Concrete Analysis | China’s land system breakthrough is allowing rural land for rental housing
Developing rural land into rental housing promotes a more balanced system between leasing and sales, stabilise the market and dampen abnormal expectation of an endless price rise in the first and second-tier cities
China’s recent launch of the pilot scheme that allows the development of collectively owned land into residential properties for leasing will have a profound impact not only on the residential leasing market, but also on the land market and the housing system.
Announced by the Ministry of Land and Resources and Ministry of Housing and Urban-Rural Development last month, it also confirmed the first batch of trial sites in 13 cities – Beijing, Shanghai, Shenyang, Nanjing, Hangzhou, Hefei, Xiamen, Zhengzhou, Wuhan, Guangzhou, Foshan, Zhaoqing and Chengdu – to build rental housing on collectively owned land.

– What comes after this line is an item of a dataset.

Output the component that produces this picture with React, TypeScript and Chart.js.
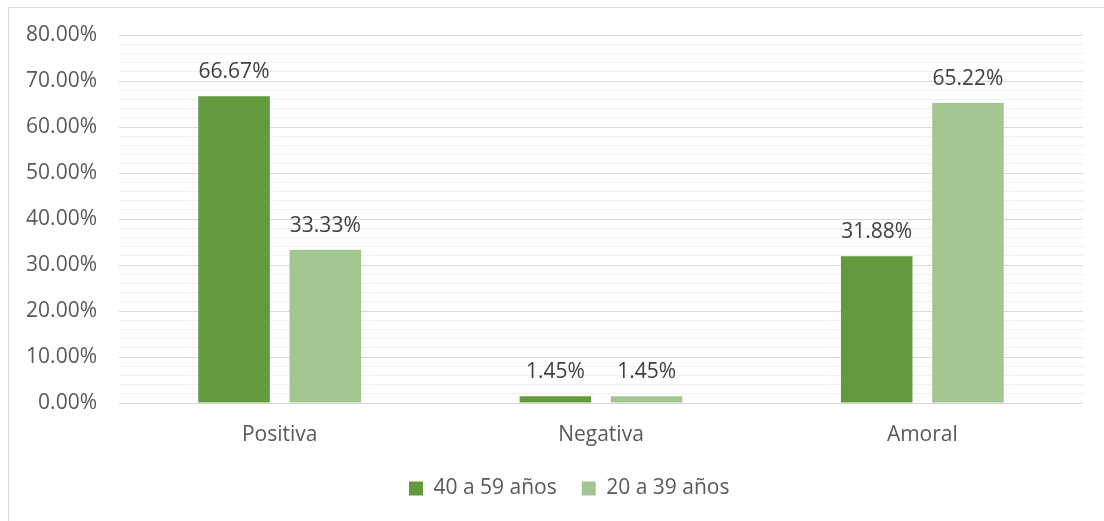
import React, { useEffect, useRef } from "react";
import { Chart, registerables } from "chart.js";

Chart.register(...registerables);

const categories = ["Positiva", "Negativa", "Amoral"];
const seriesNames = ["40 a 59 años", "20 a 39 años"];
const older = [66.67, 1.45, 31.88];
const younger = [33.33, 1.45, 65.22];
const seriesColors = ["#629a3d", "#a3c690"];

const FONT = "'Open Sans', 'Noto Sans', sans-serif";
const SIZE = 21;
const pct = (v: number) => v.toFixed(2) + "%";

// Frame line along the top and left of the chart object
const framePlugin = {
  id: "frame",
  beforeDraw(chart: Chart) {
    const { ctx, width, height } = chart;
    ctx.save();
    ctx.fillStyle = "#ffffff";
    ctx.fillRect(0, 0, width, height);
    ctx.strokeStyle = "#d9d9d9";
    ctx.lineWidth = 1;
    ctx.beginPath();
    ctx.moveTo(8.5, height + 2);
    ctx.lineTo(8.5, 7.5);
    ctx.lineTo(width + 2, 7.5);
    ctx.stroke();
    ctx.restore();
  },
};

// The legend is centred on the full frame width, which runs past the plot's right edge
const legendShiftPlugin = {
  id: "legendShift",
  afterLayout(chart: any) {
    const lg = chart.legend;
    if (!lg || !lg.lineWidths) return;
    const pad = lg.options.labels.padding;
    const start = (lg.left + pad + lg.right - lg.lineWidths[0]) / 2;
    const d = 409 - start;
    lg.left += d;
    lg.right += d;
  },
};

// Value labels above each bar
const valueLabelPlugin = {
  id: "valueLabels",
  afterDatasetsDraw(chart: Chart) {
    const { ctx } = chart;
    ctx.save();
    ctx.font = `${SIZE}px ${FONT}`;
    ctx.fillStyle = "#404040";
    ctx.textAlign = "center";
    ctx.textBaseline = "middle";
    chart.data.datasets.forEach((ds, di) => {
      const meta = chart.getDatasetMeta(di);
      meta.data.forEach((el: any, i) => {
        const v = ds.data[i] as number;
        ctx.fillText(pct(v), el.x, el.y - 24);
      });
    });
    ctx.restore();
  },
};

export default function App() {
  const canvasRef = useRef<HTMLCanvasElement | null>(null);

  useEffect(() => {
    if (!canvasRef.current) return;
    const chart = new Chart(canvasRef.current, {
      type: "bar",
      data: {
        labels: categories,
        datasets: [
          { label: seriesNames[0], data: older, backgroundColor: seriesColors[0] },
          { label: seriesNames[1], data: younger, backgroundColor: seriesColors[1] },
        ],
      },
      options: {
        responsive: false,
        animation: false,
        events: [],
        datasets: {
          bar: { categoryPercentage: 0.568, barPercentage: 0.784 },
        },
        layout: { padding: { left: 8, right: 21, top: 35, bottom: 12 } },
        scales: {
          x: {
            grid: { display: false, drawTicks: false },
            border: { display: false },
            ticks: { color: "#595959", font: { family: FONT, size: SIZE }, padding: 19 },
            afterFit: (s: any) => {
              s.height = 50;
            },
          },
          y: {
            min: 0,
            max: 80,
            border: { display: false },
            grid: {
              drawTicks: false,
              color: (c: any) => (c.tick && c.tick.value % 10 === 0 ? "#d9d9d9" : "#f0f0f0"),
              lineWidth: 1,
            },
            ticks: {
              stepSize: 2,
              autoSkip: false,
              padding: 22,
              color: "#595959",
              font: { family: FONT, size: SIZE },
              callback: (v: any) => (Number(v) % 10 === 0 ? pct(Number(v)) : ""),
            },
            afterFit: (s: any) => {
              s.width = 111;
            },
          },
        },
        plugins: {
          legend: {
            position: "bottom",
            labels: {
              boxWidth: 14,
              boxHeight: 14,
              padding: 25,
              color: "#595959",
              font: { family: FONT, size: SIZE },
            },
          },
          tooltip: { enabled: false },
        },
      },
      plugins: [framePlugin, legendShiftPlugin, valueLabelPlugin],
    });
    return () => chart.destroy();
  }, []);

  return (
    <div style={{ position: "fixed", left: 0, top: 0, width: 1104, height: 521, background: "#fff" }}>
      <canvas ref={canvasRef} width={1104} height={521} />
    </div>
  );
}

The scheme which represents a breakthrough of the land supply system, is firstly, expected to boost the supply of rental housing and help meet the demand of the low-income groups.
With strong economic fundamentals, full-blown municipal planning and higher income levels, popular first and second-tier cities have seen a continuous net population inflow that has prompted a new and robust demand for homes and a supply shortage in the real estate market. Amid the rebound of the property industry, housing prices have rapidly escalatedin these cities since 2016, which in turn have pushed rents up.
Triggered by the rise in housing prices and rents, migrant workers from some large and medium-sized cities have returned to their townships, and some technological and innovative enterprises have also relocated from the eastern coastal areas to the middle and the western regions in the country.